Mediation

Is there an alternative to starting a lawsuit?

Going to trial to have a judge hear evidence and decide your case may be one of the most expensive ways to resolve your dispute. Before starting a court case you may wish to consider other options, such as mediation.

What is mediation?

Mediation is a way for people to settle disputes or lawsuits outside of court. In mediation, a neutral third party – the mediator – helps the disputing parties look for a solution that works for them. Mediators are neutral third parties who can help you agree on issues. Mediators do not decide cases or impose settlements. The mediator’s role is to help the people involved in a dispute to communicate and negotiate with each other in a constructive manner, to gain a better understanding of the interests of all parties, and to find a resolution based on common understanding and mutual agreement. The purpose of mediation is not to determine who wins and who loses, but to develop creative solutions to disputes in a way that is not possible at a trial.

Why choose mediation?

There are several reasons for choosing mediation over a court hearing:

  • Parties to a dispute may choose mediation as a less expensive route to follow for dispute resolution.
  • The mediation process generally takes much less time than moving a case through standard legal channels. While a case in the hands of a lawyer or filed in court may take months or even years to resolve, a case in mediation usually achieves a resolution in a matter of hours. (Time is money, literally)
  • Mediation often leads to resolutions that are tailored to the needs of all parties. Generally, the best solution to a problem is one worked out by the people themselves.
  • Many people find mediation more satisfying than a trial because they play an active role in resolving their dispute, rather than having a solution determined by a judge.
  • The mediation process is informal and completely confidential. Parties in mediation may speak more openly than in court. Many people find mediation a more comfortable and constructive process than a trial.
  • In situations where the parties have an ongoing relationship, mediation is particularly helpful because it promotes cooperative problem solving and improved communication.
  • Mediation offers multiple and flexible possibilities for resolving a dispute and for the control the parties have over the resolution. In a case filed in court, the parties will obtain a resolution, but a resolution thrust upon the parties by the judge or jury. The result probably will leave neither party to the dispute totally happy. In mediation, on the other hand, the parties have control over the resolution, and the resolution can be unique to the dispute.

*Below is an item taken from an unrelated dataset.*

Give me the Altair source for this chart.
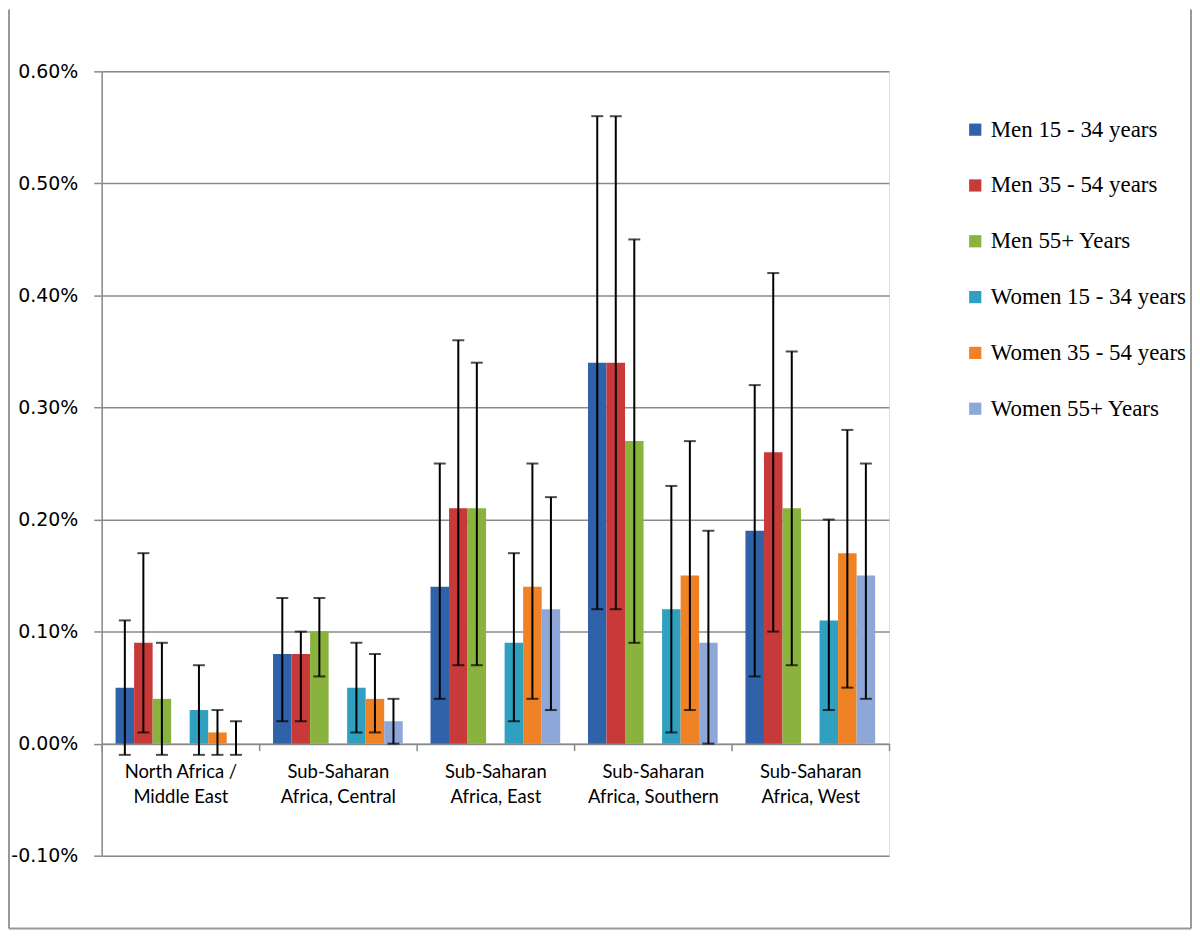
import altair as alt
import pandas as pd

regions = ["North Africa /|Middle East", "Sub-Saharan|Africa, Central", "Sub-Saharan|Africa, East",
           "Sub-Saharan|Africa, Southern", "Sub-Saharan|Africa, West"]
series = ["Men 15 - 34 years", "Men 35 - 54 years", "Men 55+ Years",
          "Women 15 - 34 years", "Women 35 - 54 years", "Women 55+ Years"]
colors = ["#2F62A8", "#C83A3A", "#8AB23E", "#2FA0C0", "#EE8224", "#8DA8D8"]

# values (%) per series, one entry per region
men_15_34 = [0.05, 0.08, 0.14, 0.34, 0.19]
men_35_54 = [0.09, 0.08, 0.21, 0.34, 0.26]
men_55 = [0.04, 0.10, 0.21, 0.27, 0.21]
women_15_34 = [0.03, 0.05, 0.09, 0.12, 0.11]
women_35_54 = [0.01, 0.04, 0.14, 0.15, 0.17]
women_55 = [0.00, 0.02, 0.12, 0.09, 0.15]

men_15_34_lo = [-0.01, 0.02, 0.04, 0.12, 0.06]
men_15_34_hi = [0.11, 0.13, 0.25, 0.56, 0.32]
men_35_54_lo = [0.01, 0.02, 0.07, 0.12, 0.10]
men_35_54_hi = [0.17, 0.10, 0.36, 0.56, 0.42]
men_55_lo = [-0.01, 0.06, 0.07, 0.09, 0.07]
men_55_hi = [0.09, 0.13, 0.34, 0.45, 0.35]
women_15_34_lo = [-0.01, 0.01, 0.02, 0.01, 0.03]
women_15_34_hi = [0.07, 0.09, 0.17, 0.23, 0.20]
women_35_54_lo = [-0.01, 0.01, 0.04, 0.03, 0.05]
women_35_54_hi = [0.03, 0.08, 0.25, 0.27, 0.28]
women_55_lo = [-0.01, 0.00, 0.03, 0.00, 0.04]
women_55_hi = [0.02, 0.04, 0.22, 0.19, 0.25]

y_ticks = [-0.1, 0.0, 0.1, 0.2, 0.3, 0.4, 0.5, 0.6]

vals = [men_15_34, men_35_54, men_55, women_15_34, women_35_54, women_55]
los = [men_15_34_lo, men_35_54_lo, men_55_lo, women_15_34_lo, women_35_54_lo, women_55_lo]
his = [men_15_34_hi, men_35_54_hi, men_55_hi, women_15_34_hi, women_35_54_hi, women_55_hi]

rows = []
for s, v, lo, hi in zip(series, vals, los, his):
    for r, a, b, c in zip(regions, v, lo, hi):
        rows.append({"region": r, "series": s, "value": a, "lo": b, "hi": c})
df = pd.DataFrame(rows)

offset_domain = series[:3] + ["gap"] + series[3:]

x_enc = alt.X("region:N", sort=regions, title=None,
              scale=alt.Scale(paddingInner=0, paddingOuter=0),
              axis=alt.Axis(orient="bottom", offset=-112.4, tickBand="extent", tickSize=7,
                            tickColor="#8a8a8a", tickWidth=1.5, domainColor="#8a8a8a", domainWidth=1.5,
                            labelFont="Lato", labelFontSize=18.5, labelColor="black",
                            labelPadding=12, labelLineHeight=25, labelAngle=0,
                            labelExpr="split(datum.label, '|')", grid=False))
xo_enc = alt.XOffset("series:N", scale=alt.Scale(domain=offset_domain, paddingInner=0, paddingOuter=0.75))

y_scale = alt.Scale(domain=[-0.1, 0.6], nice=False, zero=False)

bars = alt.Chart(df).mark_bar(opacity=1).encode(
    x=x_enc,
    xOffset=xo_enc,
    y=alt.Y("value:Q", scale=y_scale, title=None,
            axis=alt.Axis(values=y_ticks,
                          labelExpr="(datum.value < 0 ? '-' : '') + format(abs(datum.value), '.2f') + '%'",
                          grid=True, gridColor="#8a8a8a", gridWidth=1.5,
                          tickSize=8, tickColor="#8a8a8a", tickWidth=1.5,
                          domainColor="#8a8a8a", domainWidth=1.5,
                          labelFont="DejaVu Sans", labelFontSize=19, labelColor="black",
                          labelPadding=16)),
    y2=alt.datum(0),
    color=alt.Color("series:N", scale=alt.Scale(domain=series, range=colors),
                    legend=alt.Legend(title=None, orient="none", legendX=865, legendY=47,
                                      symbolType="square", symbolSize=150, symbolStrokeWidth=0,
                                      labelFont="Liberation Serif", labelFontSize=23,
                                      labelColor="black", labelOffset=4, rowPadding=32,
                                      labelLimit=400, padding=0)),
)

err = alt.Chart(df).mark_rule(color="black", strokeWidth=2).encode(
    x=alt.X("region:N", sort=regions),
    xOffset=alt.XOffset("series:N"),
    y=alt.Y("lo:Q", scale=y_scale),
    y2="hi:Q",
)
cap_lo = alt.Chart(df).mark_tick(color="black", thickness=2, size=12).encode(
    x=alt.X("region:N", sort=regions),
    xOffset=alt.XOffset("series:N"),
    y=alt.Y("lo:Q", scale=y_scale),
)
cap_hi = alt.Chart(df).mark_tick(color="black", thickness=2, size=12).encode(
    x=alt.X("region:N", sort=regions),
    xOffset=alt.XOffset("series:N"),
    y=alt.Y("hi:Q", scale=y_scale),
)

frame_df = pd.DataFrame({"k": [0]})
frame_left = alt.Chart(frame_df).mark_rule(color="#999999", strokeWidth=2).encode(
    x=alt.value(-93), y=alt.value(-62), y2=alt.value(860))
frame_bottom = alt.Chart(frame_df).mark_rule(color="#999999", strokeWidth=2).encode(
    x=alt.value(-93), x2=alt.value(1093), y=alt.value(860))
frame_right = alt.Chart(frame_df).mark_rule(color="#999999", strokeWidth=2).encode(
    x=alt.value(1093), y=alt.value(-62), y2=alt.value(860))

chart = alt.layer(bars, err, cap_lo, cap_hi, frame_left, frame_bottom, frame_right).properties(
    width=790, height=787,
    autosize=alt.AutoSizeParams(type="none"),
    padding={"left": 94, "top": 62, "right": 304, "bottom": 80},
).configure_view(stroke=None).configure(background="white")

chart.save("out.html", embed_options={"renderer": "svg", "actions": False})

Will I be forced to attend a mediation session?

Mediation is voluntary if it happens before a court case starts. You and the other party must be willing to try to work out a solution. You must both agree to the mediation. If you do not mediate at the beginning of your civil dispute and decide to sue in court instead, you could still later participate in a mediation session. During your court case you might be required to participate in a mediation session. Mediation is mandatory in most civil court cases in Toronto, County of Essex (Windsor) and Ottawa.

How long is the mediation session?

The length of time of a mediation session, and the number of sessions required, will depend on many factors, such as:

  • Number and type of issues to be mediated
  • Amount of conflict between the parties
  • Degree of communication and cooperation among the parties.

Where is the mediation session held?

The mediation session may be held at any location that is convenient and acceptable to the parties, including the mediator’s office and the office of one of the parties or one of the lawyers.

Do we still need lawyers?

The mediator does not take the place of a lawyer. Each party is encouraged to get independent legal advice before and throughout the mediation process. It is very important for you to know about your legal rights and obligations and how the law affects your issues. Each party should review the final mediated agreement with his or her lawyer before signing. If you do not reach an agreement during mediation, you can start a court case or continue your court case.

Who attends the mediation session?

All parties should attend the mediation session. If a party is represented by a lawyer, the lawyer must also attend.

What happens during a mediation session?

Before the mediation session begins, the mediator explains the mediation process and reviews the terms of the mediation, which may be set out in a written “agreement to mediate”. Although mediation is an informal process, the mediator structures the discussion. All parties have a chance to present their side of the story, to explain what is important to them and to ask questions. The mediator will help parties to reach a fair and lasting settlement. The mediator does not take sides or make decisions for the parties. Mediators cannot give you legal advice.

Who pays for a mediation session and how much does it cost?

Parties may share the cost of a mediation session. Parties pay mediators directly for their services. A mediation session is generally less expensive than suing in court.